The need for policy certainty and a path forward on energy policy is at the core of a debate which despite political division needs to be implemented so as to provide certainty for the business sector.
The National Energy Guarantee remains largely similar to the proposal put forward last week but with improvements through the adaptation of some of the ACCC’s recommendations.
The key policy change is that the emissions target will not be legislated (either through an Act or regulation). Electricity reliability remains the core of the policy, with the states responsible for the reliability portion of the guarantee.
To ensure that electricity prices will decrease, the federal government will be adopting some of the ACCC’s recommendations, through three main measures:
- Providing a safety net to consumers. Consumers will be able to move from a standing offer to a default market offer. This will result in a savings for businesses of $561 - $1457.
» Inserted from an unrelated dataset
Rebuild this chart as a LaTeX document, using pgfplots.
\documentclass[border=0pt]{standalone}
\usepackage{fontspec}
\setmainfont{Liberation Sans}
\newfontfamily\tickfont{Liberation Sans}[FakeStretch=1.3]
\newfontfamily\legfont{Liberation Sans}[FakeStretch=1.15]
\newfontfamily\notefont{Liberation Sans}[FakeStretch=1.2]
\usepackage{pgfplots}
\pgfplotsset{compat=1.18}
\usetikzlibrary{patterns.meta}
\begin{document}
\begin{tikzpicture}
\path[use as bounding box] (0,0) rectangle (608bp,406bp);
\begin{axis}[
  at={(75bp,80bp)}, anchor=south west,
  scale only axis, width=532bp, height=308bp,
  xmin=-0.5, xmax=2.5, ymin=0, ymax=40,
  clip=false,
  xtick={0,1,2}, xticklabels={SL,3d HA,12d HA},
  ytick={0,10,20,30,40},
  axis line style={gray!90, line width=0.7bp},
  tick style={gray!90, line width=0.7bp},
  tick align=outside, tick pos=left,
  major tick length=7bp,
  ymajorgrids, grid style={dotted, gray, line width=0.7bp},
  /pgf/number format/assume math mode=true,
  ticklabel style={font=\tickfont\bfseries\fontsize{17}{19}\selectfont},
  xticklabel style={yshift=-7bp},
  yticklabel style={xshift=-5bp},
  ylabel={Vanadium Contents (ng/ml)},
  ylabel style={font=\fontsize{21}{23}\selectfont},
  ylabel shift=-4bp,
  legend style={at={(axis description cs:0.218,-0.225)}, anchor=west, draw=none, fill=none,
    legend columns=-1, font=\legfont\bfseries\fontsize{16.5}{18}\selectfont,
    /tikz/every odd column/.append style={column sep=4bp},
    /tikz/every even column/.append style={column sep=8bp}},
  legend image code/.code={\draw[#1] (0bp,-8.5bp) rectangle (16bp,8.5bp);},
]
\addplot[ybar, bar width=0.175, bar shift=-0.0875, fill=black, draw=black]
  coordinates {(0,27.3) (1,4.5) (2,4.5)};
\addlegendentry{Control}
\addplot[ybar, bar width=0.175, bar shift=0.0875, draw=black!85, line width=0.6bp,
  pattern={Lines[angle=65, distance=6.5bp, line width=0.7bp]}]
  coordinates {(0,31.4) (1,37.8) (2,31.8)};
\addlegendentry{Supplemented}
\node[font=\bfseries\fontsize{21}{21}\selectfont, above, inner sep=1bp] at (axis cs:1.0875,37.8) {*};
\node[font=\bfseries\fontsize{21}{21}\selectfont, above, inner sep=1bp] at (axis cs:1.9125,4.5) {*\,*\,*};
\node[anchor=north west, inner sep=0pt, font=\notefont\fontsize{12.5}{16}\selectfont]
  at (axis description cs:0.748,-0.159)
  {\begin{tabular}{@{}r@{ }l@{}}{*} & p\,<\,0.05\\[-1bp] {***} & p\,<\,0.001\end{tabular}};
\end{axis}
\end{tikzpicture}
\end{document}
- Using a ‘big stick’ to keep the large energy companies in line by stopping price gouging and shining a light on hidden practices.
- Backing investment in new electricity generation to encourage competition in the energy sector.
The government will also be providing funding to the ACCC for resources to put in place monitoring of electricity companies.
With politicians playing the ‘all or nothing card’, businesses are at risk of bearing the brunt of another failed energy policy proposal.
Businesses need price relief now, and with a clear articulation of how electricity prices will be reduced for consumers in today’s announcement, the NEG needs to be passed.